** What is being asked **
Transcribe exactly the lines from the one containing "What seaborn and" through the one containing "import pandas as pd", both included, and leave out any pictures.

** Supplied material **
-=-=-

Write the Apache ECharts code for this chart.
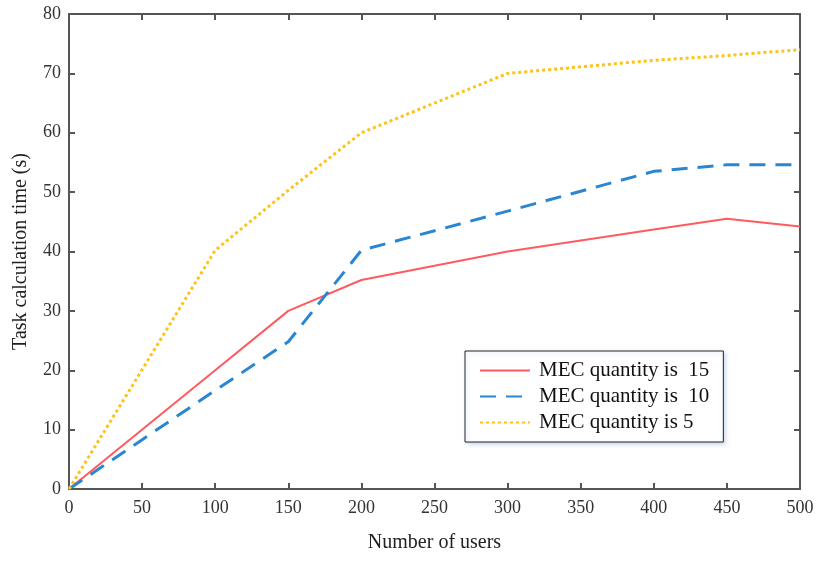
<!DOCTYPE html>
<html>
<head>
<meta charset="utf-8">
<script src="https://cdn.jsdelivr.net/npm/echarts@6/dist/echarts.min.js"></script>
<style>
  html, body { margin: 0; padding: 0; background: #fff; }
  #main { width: 817px; height: 561px; }
</style>
</head>
<body>
<div id="main"></div>
<script>
var users = [0, 100, 150, 200, 300, 400, 450, 500];
var mec15 = [0, 20, 30, 35.2, 40, 43.7, 45.5, 44.2];
var mec10 = [0, 16.6, 24.8, 40.2, 46.8, 53.5, 54.6, 54.6];
var mec5 = [0, 40.2, 50.3, 60, 70, 72.2, 73, 74];

function pairs(xs, ys) {
    return xs.map(function (x, i) { return [x, ys[i]]; });
}

var myChart = echarts.init(document.getElementById('main'));
var font = 'Liberation Serif';
var axisLine = { show: true, onZero: false, lineStyle: { color: '#555', width: 2 } };
var tick = { show: true, inside: true, length: 6, lineStyle: { color: '#555', width: 2 } };

var option = {
    backgroundColor: '#fff',
    animation: false,
    grid: { left: 69, right: 17, top: 14, bottom: 72, containLabel: false },
    legend: {
        orient: 'vertical',
        left: 465,
        top: 351,
        padding: [9, 14, 9, 14],
        itemGap: 5,
        itemWidth: 50,
        itemHeight: 17,
        borderColor: '#222',
        borderWidth: 1,
        backgroundColor: '#fff',
        shadowColor: 'rgba(60,120,200,0.25)',
        shadowBlur: 4,
        shadowOffsetX: 2,
        shadowOffsetY: 2,
        itemStyle: { opacity: 0 },
        textStyle: { fontFamily: font, fontSize: 21, color: '#111', padding: [0, 0, 0, 4] },
        data: ['MEC quantity is  15', 'MEC quantity is  10', 'MEC quantity is 5']
    },
    xAxis: [{
        type: 'value', min: 0, max: 500, interval: 50,
        name: 'Number of users', nameLocation: 'middle', nameGap: 44,
        nameTextStyle: { fontFamily: font, fontSize: 20, color: '#222' },
        axisLine: axisLine, axisTick: tick,
        axisLabel: { fontFamily: font, fontSize: 18, color: '#333', margin: 10 },
        splitLine: { show: false }
    }, {
        type: 'value', min: 0, max: 500, interval: 50, position: 'top',
        axisLine: axisLine, axisTick: tick, axisLabel: { show: false }, splitLine: { show: false }
    }],
    yAxis: [{
        type: 'value', min: 0, max: 80, interval: 10,
        name: 'Task calculation time (s)', nameLocation: 'middle', nameGap: 38,
        nameTextStyle: { fontFamily: font, fontSize: 20, color: '#222' },
        axisLine: axisLine, axisTick: tick,
        axisLabel: { fontFamily: font, fontSize: 18, color: '#333', margin: 8 },
        splitLine: { show: false }
    }, {
        type: 'value', min: 0, max: 80, interval: 10, position: 'right',
        axisLine: axisLine, axisTick: tick, axisLabel: { show: false }, splitLine: { show: false }
    }],
    series: [{
        name: 'MEC quantity is  15',
        type: 'line', symbol: 'none',
        data: pairs(users, mec15),
        itemStyle: { color: '#ff5a5f' },
        lineStyle: { color: '#ff5a5f', width: 2 }
    }, {
        name: 'MEC quantity is  10',
        type: 'line', symbol: 'none',
        data: pairs(users, mec10),
        itemStyle: { color: '#2a86d1' },
        lineStyle: { color: '#2a86d1', width: 3, type: [16, 10] }
    }, {
        name: 'MEC quantity is 5',
        type: 'line', symbol: 'none',
        data: pairs(users, mec5),
        itemStyle: { color: '#ffc21a' },
        lineStyle: { color: '#ffc21a', width: 3, type: [3, 3] }
    }]
};
myChart.setOption(option);
</script>
</body>
</html>
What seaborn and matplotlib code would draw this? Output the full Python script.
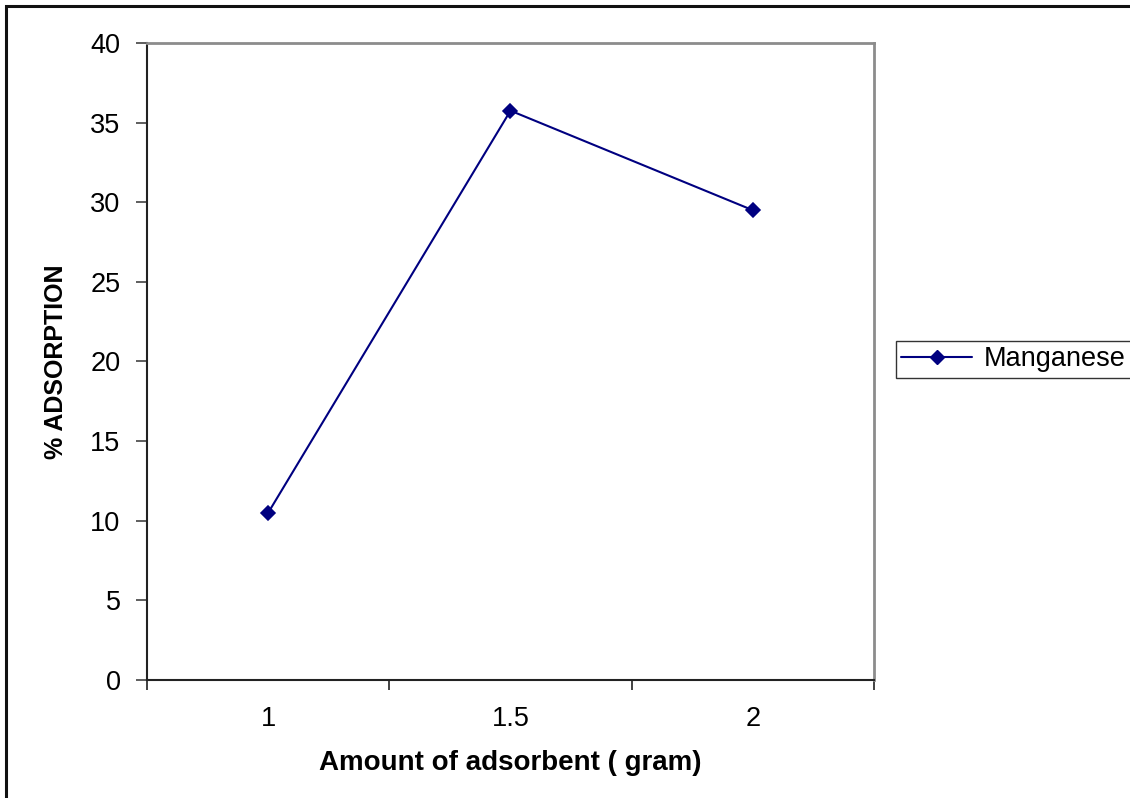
import matplotlib
matplotlib.use("Agg")
import matplotlib.pyplot as plt
from matplotlib.patches import Rectangle
from matplotlib.ticker import FixedLocator
import seaborn as sns
import pandas as pd

# Adsorbent dose (gram) vs. percentage of manganese adsorbed
doses = ["1", "1.5", "2"]
adsorption = [10.5, 35.75, 29.5]
series_name = "Manganese"
y_ticks = [0, 5, 10, 15, 20, 25, 30, 35, 40]

sns.set_theme(style="white")
plt.rcParams["font.family"] = ["Liberation Sans", "DejaVu Sans"]
plt.rcParams["text.color"] = "black"
plt.rcParams["axes.labelcolor"] = "black"

df = pd.DataFrame({"dose": doses, "adsorption": adsorption, "metal": series_name})

W, H = 1130, 798
fig = plt.figure(figsize=(W / 100, H / 100), dpi=100)
ax = fig.add_axes([147 / W, 1 - 680 / H, (874 - 147) / W, (680 - 43) / H])

line_color = "#000080"
sns.pointplot(data=df, x="dose", y="adsorption", hue="metal", palette=[line_color],
              markers="D", linestyles="-", ax=ax, errorbar=None,
              markersize=7.5, linewidth=1.5, legend=False)

ax.set_xlim(-0.5, len(doses) - 0.5)
ax.set_ylim(0, 40)
ax.set_yticks(y_ticks)
ax.set_yticklabels([str(t) for t in y_ticks], fontsize=19.5)
ax.set_xticks(range(len(doses)))
ax.set_xticklabels(doses, fontsize=19.5)
ax.xaxis.set_minor_locator(FixedLocator([i - 0.5 for i in range(len(doses) + 1)]))
ax.tick_params(axis="x", which="major", length=0, pad=19, labelcolor="black")
ax.tick_params(axis="x", which="minor", length=7, width=1.3, color="#333333", bottom=True)
ax.tick_params(axis="y", which="major", length=8, width=1.1, color="#333333",
               pad=11, left=True, labelcolor="black")

ax.set_xlabel("Amount of adsorbent ( gram)", fontsize=20, fontweight="bold", labelpad=13)
ax.set_ylabel("% ADSORPTION", fontsize=18, fontweight="bold", labelpad=16)

for side in ("left", "bottom"):
    ax.spines[side].set_color("#222222")
    ax.spines[side].set_linewidth(1.5)
for side in ("top", "right"):
    ax.spines[side].set_visible(True)
    ax.spines[side].set_color("#8c8c8c")
    ax.spines[side].set_linewidth(2)
ax.grid(False)

# Legend to the right of the plot area
handle = plt.Line2D([], [], color=line_color, marker="D", markersize=7.5, linewidth=1.5)
leg = fig.legend([handle], [series_name], loc="center left",
                 bbox_to_anchor=(896 / W, 1 - 359.5 / H), fontsize=19.5,
                 frameon=True, fancybox=False, borderpad=0.2, handlelength=2.6,
                 handletextpad=0.45, borderaxespad=0)
leg.get_frame().set_edgecolor("black")
leg.get_frame().set_linewidth(1.0)

# Chart border
fig.patches.append(Rectangle((6 / W, -0.05), 1.1, 1 - 5.5 / H + 0.05,
                             transform=fig.transFigure, fill=False,
                             edgecolor="#111111", linewidth=2.2))

fig.savefig("out.png", dpi=100)
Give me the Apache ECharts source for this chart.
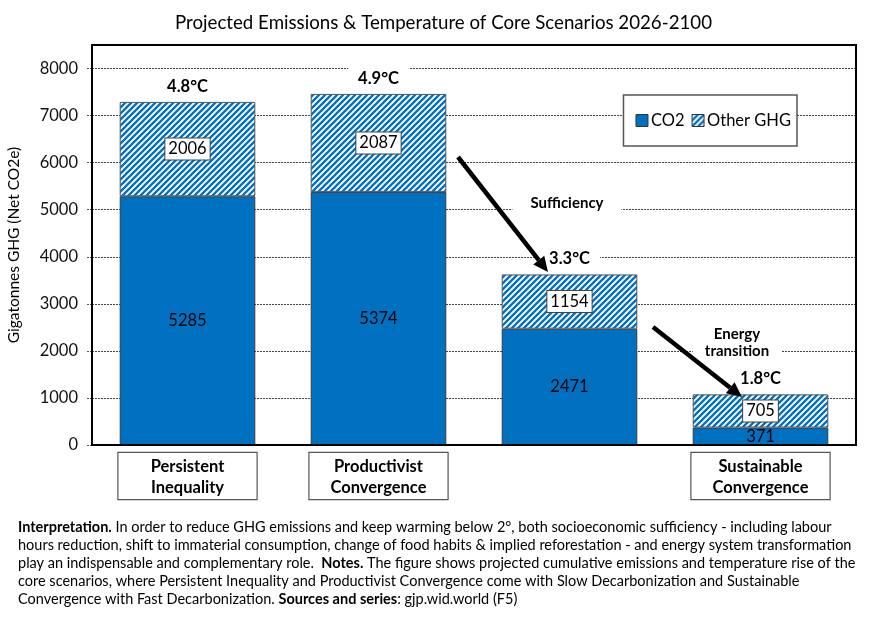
<!DOCTYPE html>
<html lang="en">
<head>
  <meta charset="UTF-8">
  <title>Projected Emissions & Temperature of Core Scenarios</title>
  <script src="https://cdn.jsdelivr.net/npm/echarts@6/dist/echarts.min.js"></script>
  <style>
    html, body { margin: 0; padding: 0; background: #fff; }
    #chart { width: 887px; height: 617px; }
  </style>
</head>
<body>
  <div id="chart"></div>
  <script>
    // data
    const categories = ['Persistent\nInequality', 'Productivist\nConvergence', '', 'Sustainable\nConvergence'];
    const co2 = [5285, 5374, 2471, 371];
    const otherGhg = [2006, 2087, 1154, 705];
    const temps = ['4.8°C', '4.9°C', '3.3°C', '1.8°C'];
    const yTicks = { min: 0, max: 8500, interval: 1000 };

    const FONT = 'Lato, "Open Sans", sans-serif';
    const BLUE = '#0070C0';

    // diagonal hatch tile for "Other GHG"
    function hatchPattern() {
      const s = 6;
      const c = document.createElement('canvas');
      c.width = s; c.height = s;
      const ctx = c.getContext('2d');
      ctx.fillStyle = '#fff';
      ctx.fillRect(0, 0, s, s);
      ctx.strokeStyle = BLUE;
      ctx.lineWidth = 2.3;
      ctx.beginPath();
      ctx.moveTo(-1, 1); ctx.lineTo(1, -1);
      ctx.moveTo(0, s); ctx.lineTo(s, 0);
      ctx.moveTo(s - 1, s + 1); ctx.lineTo(s + 1, s - 1);
      ctx.stroke();
      return { image: c, repeat: 'repeat' };
    }

    // arrow annotation: shaft + head
    function arrow(x1, y1, x2, y2) {
      const dx = x2 - x1, dy = y2 - y1;
      const len = Math.sqrt(dx * dx + dy * dy);
      const ux = dx / len, uy = dy / len;
      const hl = 15, hw = 7;
      const bx = x2 - ux * hl, by = y2 - uy * hl;
      return [
        { type: 'line', shape: { x1: x1, y1: y1, x2: bx, y2: by }, style: { stroke: '#000', lineWidth: 4.5 }, z: 50 },
        { type: 'polygon', shape: { points: [[x2, y2], [bx - uy * hw, by + ux * hw], [bx + uy * hw, by - ux * hw]] }, style: { fill: '#000' }, z: 50 }
      ];
    }

    const notes = [
      '{b|Interpretation.} In order to reduce GHG emissions and keep warming below 2°, both socioeconomic sufficiency - including labour',
      'hours reduction, shift to immaterial consumption, change of food habits & implied reforestation - and energy system transformation',
      'play an indispensable and complementary role.  {b|Notes.} The figure shows projected cumulative emissions and temperature rise of the',
      'core scenarios, where Persistent Inequality and Productivist Convergence come with Slow Decarbonization and Sustainable',
      'Convergence with Fast Decarbonization. {b|Sources and series}: gjp.wid.world (F5)'
    ].join('\n');

    const myChart = echarts.init(document.getElementById('chart'));
    const option = {
      backgroundColor: '#fff',
      textStyle: { fontFamily: FONT },
      animation: false,
      title: {
        text: 'Projected Emissions & Temperature of Core Scenarios 2026-2100',
        left: 'center', top: 8,
        textStyle: { fontFamily: FONT, fontSize: 18.7, fontWeight: 'normal', color: '#000' }
      },
      legend: {
        data: ['CO2', 'Other GHG'],
        right: 90, top: 95,
        orient: 'horizontal',
        backgroundColor: '#fff',
        borderColor: '#555', borderWidth: 1.5,
        padding: [17, 6, 17, 12],
        itemWidth: 12, itemHeight: 12, itemGap: 7,
        icon: 'rect',
        itemStyle: { borderColor: '#333', borderWidth: 1 },
        textStyle: { fontFamily: FONT, fontSize: 16.5, color: '#000', padding: [0, 0, 0, -2] }
      },
      grid: {
        left: 92, right: 31, top: 45, bottom: 172,
        outerBoundsMode: 'none',
        show: true, borderColor: '#000', borderWidth: 2, z: 3
      },
      xAxis: {
        type: 'category',
        data: categories.map(function (c) {
          return c ? c : { value: c, textStyle: { borderWidth: 0, borderColor: 'transparent' } };
        }),
        axisTick: { show: false },
        axisLine: { lineStyle: { color: '#000', width: 2 } },
        axisLabel: {
          interval: 0,
          margin: 8,
          fontFamily: FONT, fontSize: 16.5, fontWeight: 'bold', color: '#000',
          lineHeight: 21,
          width: 128,
          align: 'center',
          padding: [3, 5, 1, 5],
          borderColor: '#555', borderWidth: 1.2,
          backgroundColor: '#fff'
        }
      },
      yAxis: {
        type: 'value',
        min: yTicks.min, max: yTicks.max, interval: yTicks.interval,
        name: 'Gigatonnes GHG (Net CO2e)',
        nameLocation: 'middle', nameGap: 70, nameRotate: 90,
        nameTextStyle: { fontFamily: FONT, fontSize: 15.5, color: '#000' },
        axisLine: { show: true, lineStyle: { color: '#000', width: 2 } },
        axisTick: { show: true, length: 6, lineStyle: { color: '#555', type: [2, 1] } },
        axisLabel: {
          fontFamily: FONT, fontSize: 16.5, color: '#111', margin: 14, showMaxLabel: false,
          formatter: function (v) { return String(v); }
        },
        splitLine: { lineStyle: { color: '#444', width: 1, type: [2, 1] } }
      },
      series: [
        {
          name: 'CO2', type: 'bar', stack: 'ghg',
          barWidth: '71%',
          data: co2,
          itemStyle: { color: BLUE, borderColor: '#3a3a3a', borderWidth: 1 },
          label: { show: true, position: 'inside', color: '#000', fontFamily: FONT, fontSize: 16.5 }
        },
        {
          name: 'Other GHG', type: 'bar', stack: 'ghg',
          data: otherGhg,
          itemStyle: { color: hatchPattern(), borderColor: '#555', borderWidth: 1 },
          label: {
            show: true, position: 'inside', color: '#000', fontFamily: FONT, fontSize: 16.5,
            backgroundColor: '#fff', borderColor: '#444', borderWidth: 1, padding: [3, 3, 1, 3]
          }
        },
        {
          name: 'Temperature', type: 'bar', stack: 'ghg',
          data: temps.map(function () { return 0; }),
          itemStyle: { color: 'transparent' },
          z: 4,
          label: {
            show: true, position: 'top', distance: 5,
            formatter: function (p) { return temps[p.dataIndex]; },
            color: '#000', fontFamily: FONT, fontSize: 16.5, fontWeight: 'bold',
            backgroundColor: '#fff', padding: [2, 10, 2, 10]
          }
        }
      ],
      graphic: [].concat(
        arrow(458, 157, 548, 272),
        arrow(653, 327, 742, 397),
        [
          {
            type: 'text', x: 567, y: 203, z: 40,
            style: {
              text: 'Sufficiency', align: 'center', verticalAlign: 'middle',
              font: 'bold 15px ' + FONT, fill: '#000',
              backgroundColor: '#fff', padding: [2, 18, 2, 18]
            }
          },
          {
            type: 'text', x: 737, y: 343, z: 40,
            style: {
              text: 'Energy\ntransition', align: 'center', verticalAlign: 'middle',
              font: 'bold 15px ' + FONT, fill: '#000', lineHeight: 17,
              backgroundColor: '#fff', padding: [2, 12, 2, 12]
            }
          },
          {
            type: 'text', left: 18, top: 518, z: 40,
            style: {
              text: notes,
              font: '14.5px ' + FONT, fill: '#000', lineHeight: 18,
              rich: {
                b: { fontWeight: 'bold', fontFamily: FONT, fontSize: 14.5, lineHeight: 18, fill: '#000' }
              }
            }
          }
        ]
      )
    };
    myChart.setOption(option);
  </script>
</body>
</html>
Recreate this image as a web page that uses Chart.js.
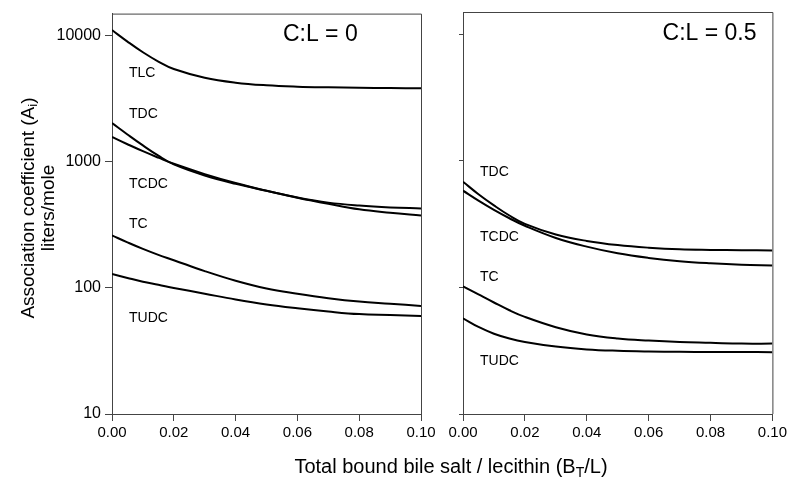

-=-=-

** Response to the task **
What seaborn and matplotlib code would draw this? Output the full Python script.
import matplotlib
matplotlib.use("Agg")
import matplotlib.pyplot as plt
from matplotlib.patches import Rectangle
from matplotlib.ticker import FixedLocator
import seaborn as sns
import pandas as pd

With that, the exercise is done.